I have a folder full of Logic projects on my local drive. Finder offers no way to get to it. It's a constant frustration. I can get to iCloud, Downloads, Applications -- but not my own files on my own disk drive.
I understand that Apple has strict usability standards, and I respect that, but is there any way to work around them and conveniently access my own files only own computer, other than a keyboard shortcut that I'll forget and have to Google every time? (It doesn't work anyway -- the first time I tried, there was no folder named "Logic" in whatever unknowable scope it's searching in; the second time I told it to open "Logic", it opened Downloads. I can take a joke as well as the next guy, but sometimes I just want to get to my files).
Is it possible to create a link to a folder on the desktop, or something functionally similar? Something I can easily find when I want it, and click on it?

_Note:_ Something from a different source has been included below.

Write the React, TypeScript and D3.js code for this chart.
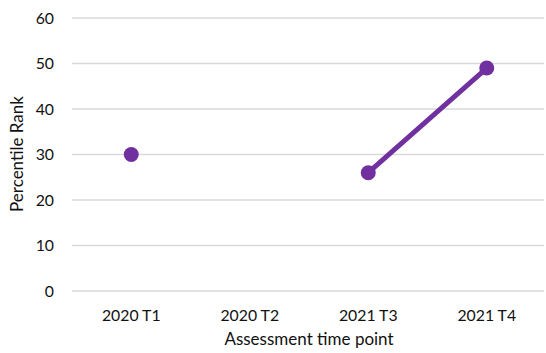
import React from "react";
import * as d3 from "d3";

const categories = ["2020 T1", "2020 T2", "2021 T3", "2021 T4"];
const values: (number | null)[] = [30, null, 26, 49];
const yTicks = [0, 10, 20, 30, 40, 50, 60];

const W = 546, H = 353;
const M = { left: 72, right: 0, top: 18, bottom: 62 };
const FONT = "Lato, 'Open Sans', sans-serif";
const PURPLE = "#7030A0";

export default function App() {
  const x = d3.scaleBand<string>().domain(categories).range([M.left, W - M.right]).padding(0);
  const y = d3.scaleLinear().domain([0, 60]).range([H - M.bottom, M.top]);
  const pts = categories.map((c, i) => ({ c, v: values[i] }));
  const line = d3.line<{ c: string; v: number | null }>()
    .defined(d => d.v !== null)
    .x(d => (x(d.c) as number) + x.bandwidth() / 2)
    .y(d => y(d.v as number));
  return (
    <svg width={W} height={H} style={{ position: "absolute", left: 0, top: 0, background: "#fff" }}>
      {yTicks.map(t => (
        <g key={t}>
          <line x1={M.left} x2={W - M.right - 2} y1={y(t)} y2={y(t)} stroke="#d9d9d9" strokeWidth={1.5} />
          <text x={54} y={y(t)} dy="0.35em" textAnchor="end" fontFamily={FONT} fontSize={15.8} fill="#111">{t}</text>
        </g>
      ))}
      {categories.map(c => (
        <text key={c} x={(x(c) as number) + x.bandwidth() / 2} y={321} textAnchor="middle" fontFamily={FONT} fontSize={15.8} fill="#111">{c}</text>
      ))}
      <text x={309} y={345} textAnchor="middle" fontFamily={FONT} fontSize={17} fill="#111">Assessment time point</text>
      <text transform={`translate(23,${154}) rotate(-90)`} textAnchor="middle" fontFamily={FONT} fontSize={17} fill="#111">Percentile Rank</text>
      <path d={line(pts) || ""} fill="none" stroke={PURPLE} strokeWidth={5} strokeLinecap="round" />
      {pts.filter(d => d.v !== null).map(d => (
        <circle key={d.c} cx={(x(d.c) as number) + x.bandwidth() / 2} cy={y(d.v as number)} r={7.5} fill={PURPLE} />
      ))}
    </svg>
  );
}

To clarify: I'm coming at this from a Windows/UNIX based expectation that all the folders are in a unified tree that's rooted somewhere, and you use one application (bash, DOS prompt, Windows Explorer, whatever) to navigate that whole tree: Some branches of the tree are on the local disk and "real", others are "virtual", but they all have a chain of parents starting at the same root.
But I'm starting to think I may need to learn a different way of thinking about this stuff in order to use MacOS.
The actual problem I have here is: I shared three Logic projects via iCloud with a pianist. We recorded many takes of his parts at his apartment. Then I needed to copy the projects from iCloud back to my local disk. "Open three projects in Logic and Save As for each one" is a very slow and awkward way to copy three files from one folder to another (or archive, or whatever a "single file" Logic project actually is).